→ **Given task**: The listing below begins with the first line you should copy; stop after the line containing "days_ticks_A = [0, 1, 2, 3, 4, 5, 6]", and drop every picture.

→ **Given material**:

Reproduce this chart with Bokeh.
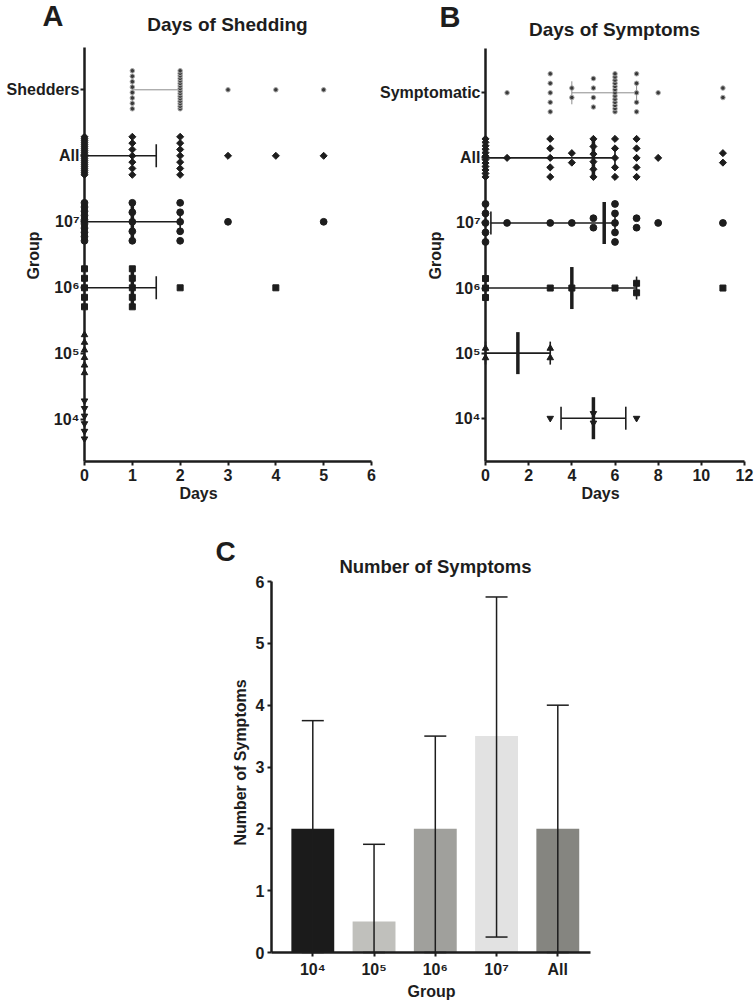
import numpy as np
from collections import Counter
from bokeh.plotting import figure
from bokeh.models import Range1d, FixedTicker, Label
from bokeh.layouts import row, column
from bokeh.embed import file_html
from bokeh.resources import INLINE

FONT = "Liberation Sans"
INK = "#1d1d1d"
GREY = "#8c8c8c"

# ---------------- Panel A: days of shedding ----------------
groups_A = ["10⁴", "10⁵", "10⁶", "10⁷", "All", "Shedders"]
shed_1e4 = [0, 0, 0, 0, 0, 0]
shed_1e5 = [0, 0, 0, 0, 0, 0]
shed_1e6 = [0, 0, 0, 0, 0, 1, 1, 1, 1, 1, 2, 4]
shed_1e7 = [0] * 10 + [1] * 5 + [2] * 5 + [3, 5]
shed_all = [0] * 20 + [1] * 7 + [2] * 7 + [3, 4, 5]
shed_shedders = [1] * 8 + [2] * 16 + [3, 4, 5]
shed_q1 = [0, 0, 0, 0, 0, 1]
shed_median = [0, 0, 1, 1, 0, 2]
shed_q3 = [0, 0, 1.5, 2, 1.5, 2]
days_ticks_A = [0, 1, 2, 3, 4, 5, 6]

# ---------------- Panel B: days of symptoms ----------------
groups_B = ["10⁴", "10⁵", "10⁶", "10⁷", "All", "Symptomatic"]
sym_1e4 = [3, 5, 5, 7]
sym_1e5 = [0, 0, 3, 3]
sym_1e6 = [0, 0, 0, 3, 4, 6, 7, 7, 11]
sym_1e7 = [0] * 5 + [1, 3, 4, 5, 5] + [6] * 5 + [7, 7, 8, 11]
sym_all = [0] * 12 + [1] + [3] * 5 + [4] * 2 + [5] * 6 + [6] * 5 + [7] * 5 + [8] + [11] * 2
sym_symptomatic = [1] + [3] * 5 + [4] * 2 + [5] * 4 + [6] * 13 + [7] * 5 + [8] + [11] * 2
sym_q1 = [3.5, 0, 0, 0.25, 0, 4]
sym_median = [5, 1.5, 4, 5.5, 5, 6]
sym_q3 = [6.5, 3, 7, 6, 6, 7]
days_ticks_B = [0, 2, 4, 6, 8, 10, 12]

# ---------------- Panel C: number of symptoms ----------------
groups_C = ["10⁴", "10⁵", "10⁶", "10⁷", "All"]
symptoms_median = [2, 0.5, 2, 3.5, 2]
symptoms_low = [0, 0, 0, 0.25, 0]
symptoms_high = [3.75, 1.75, 3.5, 5.75, 4.0]
bar_colors = ["#1b1b1b", "#c0c0bc", "#a0a09c", "#e2e2e2", "#858580"]
count_ticks_C = [0, 1, 2, 3, 4, 5, 6]

# ---------------- styles ----------------
STYLES = [
    dict(marker="inverted_triangle", size=6.5, fill_color=INK, line_color=INK, angle=0.0),
    dict(marker="triangle", size=6.5, fill_color=INK, line_color=INK, angle=0.0),
    dict(marker="square", size=6, fill_color=INK, line_color=INK, angle=0.0),
    dict(marker="circle", size=6.8, fill_color=INK, line_color=INK, angle=0.0),
    dict(marker="square", size=5, fill_color=INK, line_color=INK, angle=np.pi / 4),
    dict(marker="circle", size=4.5, fill_color="#3a3a3a", line_color="#a8a8a8", angle=0.0),
]


def stack(values, k, ppu, s0=9.5, span=38.0):
    xs, ys = [], []
    cnt = Counter(values)
    for v in sorted(cnt):
        n = cnt[v]
        sp = s0 if n < 2 else min(s0, span / (n - 1))
        for i in range(n):
            xs.append(v)
            ys.append(k + (i - (n - 1) / 2) * sp / ppu)
    return xs, ys


def style_axis(ax, size):
    ax.axis_line_width = 2.5
    ax.axis_line_color = INK
    ax.major_tick_line_width = 2
    ax.major_tick_line_color = INK
    ax.major_tick_out = 4
    ax.major_tick_in = 0
    ax.minor_tick_line_color = None
    ax.major_label_text_font = FONT
    ax.major_label_text_font_size = f"{size}px"
    ax.major_label_text_font_style = "bold"
    ax.major_label_text_color = INK
    ax.major_label_standoff = 3


def lab(p, x, y, text, size, align="center", angle=0.0):
    p.add_layout(Label(x=x, y=y, text=text, text_font=FONT, text_font_size=f"{size}px",
                       text_font_style="bold", text_color=INK, text_align=align,
                       text_baseline="middle", angle=angle))


def bare_figure(L, T, W, H, fx, fy):
    p = figure(width=W, height=H, output_backend="svg", toolbar_location=None,
               x_range=Range1d(fx(L), fx(L + W)), y_range=Range1d(fy(T + H), fy(T)),
               min_border=0)
    p.grid.visible = False
    p.outline_line_color = None
    return p


def dot_panel(L, W, x0px, xscale, y1px, yscale, frame_t, frame_b, ticks, groups, series,
              q1, med, q3, letter, letter_px, title, title_px, group_lbl_px, days_px):
    dx = lambda px: (px - x0px) / xscale
    dy = lambda py: 1 + (y1px - py) / yscale
    p = bare_figure(L, 0, W, 505, dx, dy)
    p.xaxis.ticker = FixedTicker(ticks=ticks)
    p.xaxis.bounds = (0, ticks[-1])
    p.xaxis.fixed_location = dy(frame_b)
    style_axis(p.xaxis[0], 16)
    p.xaxis.major_label_standoff = 3
    p.yaxis.ticker = FixedTicker(ticks=list(range(1, 7)))
    p.yaxis.major_label_overrides = {k + 1: g for k, g in enumerate(groups)}
    p.yaxis.fixed_location = 0
    p.yaxis.bounds = (dy(frame_b), dy(frame_t))
    style_axis(p.yaxis[0], 16)
    p.yaxis.major_label_standoff = 1

    cap = 11.5 / yscale
    mh = 21 / yscale
    for k in range(6):
        y = k + 1
        grey = (k == 5)
        col = GREY if grey else INK
        if q3[k] > q1[k]:
            p.segment(x0=[q1[k]], y0=[y], x1=[q3[k]], y1=[y], line_color=col,
                      line_width=1 if grey else 1.6)
            p.segment(x0=[q1[k], q3[k]], y0=[y - cap] * 2, x1=[q1[k], q3[k]], y1=[y + cap] * 2,
                      line_color=col, line_width=1 if grey else 1.6)
            p.segment(x0=[med[k]], y0=[y - mh], x1=[med[k]], y1=[y + mh], line_color=col,
                      line_width=2 if grey else 3.5)
        xs, ys = stack(series[k], y, yscale)
        st = STYLES[k]
        p.scatter(x=xs, y=ys, marker=st["marker"], size=st["size"], fill_color=st["fill_color"],
                  line_color=st["line_color"], angle=st["angle"], line_width=1)

    lab(p, dx(letter_px[0]), dy(letter_px[1]), letter, 29, align="left")
    lab(p, dx(title_px[0]), dy(title_px[1]), title, 19)
    lab(p, dx(group_lbl_px[0]), dy(group_lbl_px[1]), "Group", 16, angle=np.pi / 2)
    lab(p, dx(days_px[0]), dy(days_px[1]), "Days", 16)
    return p


pA = dot_panel(0, 378, 84, 287 / 6, 419.3, 66.0, 47, 461, days_ticks_A, groups_A,
               [shed_1e4, shed_1e5, shed_1e6, shed_1e7, shed_all, shed_shedders],
               shed_q1, shed_median, shed_q3, "A", (42, 15), "Days of Shedding", (227, 23.5),
               (33, 255), (198, 493))

pB = dot_panel(378, 377, 485, 259 / 12, 417.7, 65.08, 48, 461, days_ticks_B, groups_B,
               [sym_1e4, sym_1e5, sym_1e6, sym_1e7, sym_all, sym_symptomatic],
               sym_q1, sym_median, sym_q3, "B", (439, 16.5), "Days of Symptoms", (614, 29),
               (435, 255), (600, 493))

# ---------------- Panel C figure ----------------
cx = lambda px: 1 + (px - 312.3) / 61.25
cy = lambda py: (952 - py) / 61.83
pC = bare_figure(0, 505, 755, 495, cx, cy)
xs_c = list(range(1, len(groups_C) + 1))
pC.vbar(x=xs_c, top=symptoms_median, bottom=0, width=0.70, fill_color=bar_colors, line_color=None)
pC.segment(x0=xs_c, y0=symptoms_low, x1=xs_c, y1=symptoms_high, line_color=INK, line_width=1.5)
hw = 11 / 61.25
pC.segment(x0=[x - hw for x in xs_c], y0=symptoms_high, x1=[x + hw for x in xs_c], y1=symptoms_high,
           line_color=INK, line_width=1.5)
pC.segment(x0=[x - hw for x in xs_c], y0=symptoms_low, x1=[x + hw for x in xs_c], y1=symptoms_low,
           line_color=INK, line_width=1.5)
pC.xaxis.ticker = FixedTicker(ticks=xs_c)
pC.xaxis.major_label_overrides = {x: g for x, g in zip(xs_c, groups_C)}
pC.xaxis.fixed_location = 0
pC.xaxis.bounds = (cx(271), cx(590))
style_axis(pC.xaxis[0], 16)
pC.xaxis.major_label_standoff = 4
pC.yaxis.ticker = FixedTicker(ticks=count_ticks_C)
pC.yaxis.fixed_location = cx(271)
pC.yaxis.bounds = (0, 6)
style_axis(pC.yaxis[0], 16)
lab(pC, cx(215), cy(550.5), "C", 28, align="left")
lab(pC, cx(435), cy(565.5), "Number of Symptoms", 18.5)
lab(pC, cx(240), cy(762), "Number of Symptoms", 16, angle=np.pi / 2)
lab(pC, cx(431), cy(991), "Group", 16)

layout = column(row(pA, pB), pC)
open("out.html", "w").write(file_html(layout, INLINE))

→ **Complete response**:
Reproduce this chart with Bokeh.
import numpy as np
from collections import Counter
from bokeh.plotting import figure
from bokeh.models import Range1d, FixedTicker, Label
from bokeh.layouts import row, column
from bokeh.embed import file_html
from bokeh.resources import INLINE

FONT = "Liberation Sans"
INK = "#1d1d1d"
GREY = "#8c8c8c"

# ---------------- Panel A: days of shedding ----------------
groups_A = ["10⁴", "10⁵", "10⁶", "10⁷", "All", "Shedders"]
shed_1e4 = [0, 0, 0, 0, 0, 0]
shed_1e5 = [0, 0, 0, 0, 0, 0]
shed_1e6 = [0, 0, 0, 0, 0, 1, 1, 1, 1, 1, 2, 4]
shed_1e7 = [0] * 10 + [1] * 5 + [2] * 5 + [3, 5]
shed_all = [0] * 20 + [1] * 7 + [2] * 7 + [3, 4, 5]
shed_shedders = [1] * 8 + [2] * 16 + [3, 4, 5]
shed_q1 = [0, 0, 0, 0, 0, 1]
shed_median = [0, 0, 1, 1, 0, 2]
shed_q3 = [0, 0, 1.5, 2, 1.5, 2]
days_ticks_A = [0, 1, 2, 3, 4, 5, 6]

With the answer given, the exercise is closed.